A winter storm is expected to dump up to a foot of snow from south-central Minnesota into western Wisconsin beginning later Monday afternoon into Tuesday, the National Weather Service reported Sunday.

The Twin Cities area is likely to see a smaller yet still potentially significant amount — perhaps enough to trigger the first snow emergencies of the season.

The first flakes are expected to fall in the south metro about 4 p.m., fueling hopes that the first part of the evening commute will be largely trouble-free, meteorologist Jacob Beitlich said. The north metro can expect to see snow about 5 to 6 p.m., he added.

Come Tuesday, metro area residents may be shoveling 5 to 9 inches or more, and having to make plans to keep cars clear of plows — and impound lots.

The city of St. Paul says on its website that snow emergencies are “typically declared after snowfalls of 3 inches or more.” Minneapolis offers no such guidance when it comes to inch counts — only a promise that any snow emergency that may be required will be “called after significant snowfall and before 6 p.m. on any given day.”

Forecasters were finding it difficult Sunday to project the snowfall amounts for the metro.

That is because the storm will be at its strongest when it hits the southern part of the state near Albert Lea and begins to move to the north and east through Red Wing to Chippewa Falls, Wis.
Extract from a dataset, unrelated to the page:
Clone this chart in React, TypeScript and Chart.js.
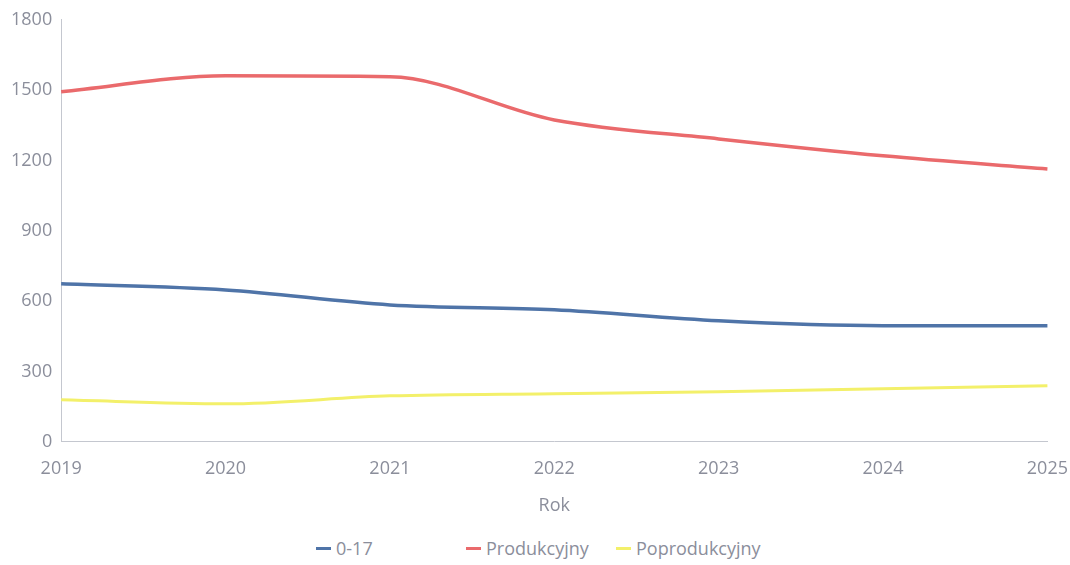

It is expected to weaken as it reaches the Twin Cities, but “if it hangs together,” Beitlich said, the snow totals could move nearer to the 9-inch mark.

Motorists should be on alert in the southern part of the state. There, the snow will fall at a rate of 1 to 2 inches per hour, making it difficult for plows to keep pace. In addition, winds are expected to reach 15 to 20 miles per hour with gusts of up to 30 mph, Beitlich said.

“It’ll be pretty tough driving,” he added.

The National Weather Service expects temperatures to drop by the middle of the week with highs in the teens — chilly enough for the snow to stick around “but not extreme by any means,” Beitlich said. The typical high for the final week of the year is 23 to 24 degrees, he added.

For snow emergency information, go online to stpaul.gov/snow and minneapolismn.gov/snow.